A couple of things. The doors to the school gym where the service took place were left open and it was quite cold; I had to put my jacket back on. Also, the pastor used a microphone, which meant that the volume was far too loud. It's a small room and his voice didn't need a microphone. Plus he did that pentecostal thing of asking the congregation to say "amen" all the time, which really irritates me!

Was the worship stiff-upper-lip, happy clappy, or what?
Very happy clappy, which I enjoy. We sang about half a dozen songs, one after the other. I only knew one of them but the others were easy to pick up. I was very impressed by the singing. The eight or so people there at the start sang better and with more enthusiasm than congregations 10 times their size! A woman who had been prayed for the week before gave testimony about how she had been healed of back pain, and there was an altar call (for a congregation of eight people!).

Exactly how long was the sermon?
25 minutes.

On a scale of 1-10, how good was the preacher?
7 – As mentioned earlier, the constant exhortation to "Say amen" was a bit annoying. However, the sermon was clear and easy to follow. He used lots of examples from his life, a style I quite like.

In a nutshell, what was the sermon about?
The sermon was about "Thy Will Be Done" (he is doing a series on the Lord's Prayer). Basically there were three main points: doing God's will can be hard, we need discernment to know God's will, and we need to reject the world's will in favour of God's will. He finished with a very good quote regarding God's will: nothing more, nothing less, nothing else.

Which part of the service was like being in heaven?
The wonderful worship, the inspiring sermon, the very friendly people, and the testimony given by the woman who had been healed.

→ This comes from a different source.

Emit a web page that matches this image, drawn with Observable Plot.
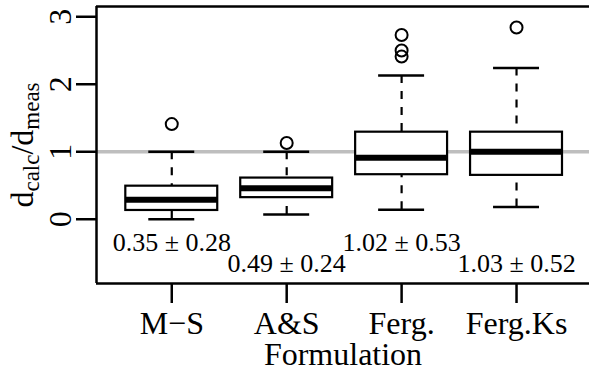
<!DOCTYPE html>
<html><head><meta charset="utf-8">
<script src="https://cdn.jsdelivr.net/npm/d3@7"></script>
<script src="https://cdn.jsdelivr.net/npm/@observablehq/plot@0.6"></script>
<style>body{margin:0;background:#fff} svg text{font-family:'Liberation Serif','Times New Roman',serif !important;}</style>
</head><body><div id="chart"></div>
<script>
const categories = ["M−S", "A&S", "Ferg.", "Ferg.Ks"];
const whiskerLow = [0.00, 0.07, 0.14, 0.18];
const q1 = [0.13, 0.32, 0.66, 0.65];
const medians = [0.29, 0.46, 0.91, 1.00];
const q3 = [0.49, 0.61, 1.29, 1.29];
const whiskerHigh = [1.00, 1.00, 2.13, 2.24];
const outliers = [[1.41], [1.13], [2.41, 2.50, 2.73], [2.84]];
const means = ["0.35", "0.49", "1.02", "1.03"];
const sds = ["0.28", "0.24", "0.53", "0.52"];
const yTicks = [0, 1, 2, 3];
const refLine = [1];

const boxes = categories.map((c, i) => ({
  pos: i + 1, c, lo: whiskerLow[i], q1: q1[i], med: medians[i], q3: q3[i], hi: whiskerHigh[i],
  mean: means[i], sd: sds[i]
}));
const outs = outliers.flatMap((v, i) => v.map(y => ({pos: i + 1, y})));

const yDomain = [-0.952, 3.152];
const xDomain = [0.345, 4.635];
const font = "'Liberation Serif', 'Times New Roman', serif";

const svg = Plot.plot({
  width: 589, height: 371,
  marginLeft: 96, marginRight: 0, marginTop: 6, marginBottom: 88,
  x: {domain: xDomain},
  y: {domain: yDomain},
  style: `font-family: ${font}; background: white; color: black;`,
  marks: [
    Plot.ruleY(refLine, {stroke: "#bebebe", strokeWidth: 3.5}),
    Plot.ruleX(boxes, {x: "pos", y1: "hi", y2: "q3", strokeWidth: 2.2, strokeDasharray: "8,8"}),
    Plot.ruleX(boxes, {x: "pos", y1: "lo", y2: "q1", strokeWidth: 2.2, strokeDasharray: "8,8"}),
    Plot.ruleY(boxes, {y: "hi", x1: d => d.pos - 0.2, x2: d => d.pos + 0.2, strokeWidth: 2.5}),
    Plot.ruleY(boxes, {y: "lo", x1: d => d.pos - 0.2, x2: d => d.pos + 0.2, strokeWidth: 2.5}),
    Plot.rect(boxes, {x1: d => d.pos - 0.4, x2: d => d.pos + 0.4, y1: "q1", y2: "q3", fill: "white", stroke: "black", strokeWidth: 2.2}),
    Plot.ruleY(boxes, {y: "med", x1: d => d.pos - 0.4, x2: d => d.pos + 0.4, strokeWidth: 6}),
    Plot.dot(outs, {x: "pos", y: "y", r: 6, stroke: "black", fill: "none", strokeWidth: 2}),
    Plot.text(boxes, {x: "pos", y: d => (d.pos % 2 ? -0.34 : -0.66), text: d => `${d.mean} ± ${d.sd}`, fontSize: 26, fontFamily: font, lineAnchor: "middle"}),
    Plot.ruleX([xDomain[0]], {y1: yDomain[0], y2: yDomain[1], strokeWidth: 2.5}),
    Plot.ruleY(yDomain, {strokeWidth: 2.5}),
    Plot.axisX({ticks: boxes.map(d => d.pos), tickFormat: p => categories[p - 1], tickSize: 20, tickPadding: 8, fontSize: 32, fontFamily: font, strokeWidth: 2.5, label: null}),
    Plot.axisY({ticks: yTicks, tickFormat: d => String(d), tickSize: 20, tickRotate: -90, tickPadding: 6, fontSize: 32, fontFamily: font, strokeWidth: 2.5, label: null}),
    Plot.text(["Formulation"], {frameAnchor: "bottom", dy: 71, fontSize: 32, fontFamily: font, lineAnchor: "middle"})
  ]
});

const title = d3.select(svg).append("text")
  .attr("transform", "translate(33,145) rotate(-90)")
  .attr("text-anchor", "middle")
  .attr("font-family", font)
  .attr("font-size", 32)
  .attr("fill", "black");
title.append("tspan").text("d");
title.append("tspan").attr("font-size", 23).attr("dy", 6).text("calc");
title.append("tspan").attr("dy", -6).text("/");
title.append("tspan").text("d");
title.append("tspan").attr("font-size", 23).attr("dy", 6).text("meas");

document.getElementById("chart").append(svg);
</script>
</body></html>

And which part was like being in... er... the other place?
Being so cold (didn't understand why the doors were left open) and feeling deafened by the volume of the preaching. Also I wasn't keen on the altar call, as it seemed to go on forever and I would have thought that everyone there was already a Christian.

What happened when you hung around after the service looking lost?
I wasn't left hanging around for a moment. Penny, who had been playing the keyboard, came over and asked me if I'd enjoyed the service. Her husband, Success, then came over and we chatted for a while.

How would you describe the after-service coffee?
There were no after-service refreshments. There didn't seem to be any suitable facilities at the school for serving coffee.

How would you feel about making this church your regular (where 10 = ecstatic, 0 = terminal)?
5 – Although I enjoyed the worship and the people were very friendly, at heart I'm an Anglican so can't really see myself in a Pentecostal church. Plus, I suspect I'm a bit more liberal, theologically speaking, than they are! Also, I would prefer to be in a church with more people.

Did the service make you feel glad to be a Christian?
Yes, but I generally feel glad to be a Christian most of the time!

What one thing will you remember about all this in seven days' time?
The very friendly welcome from the pastor's wife – well done, Penny!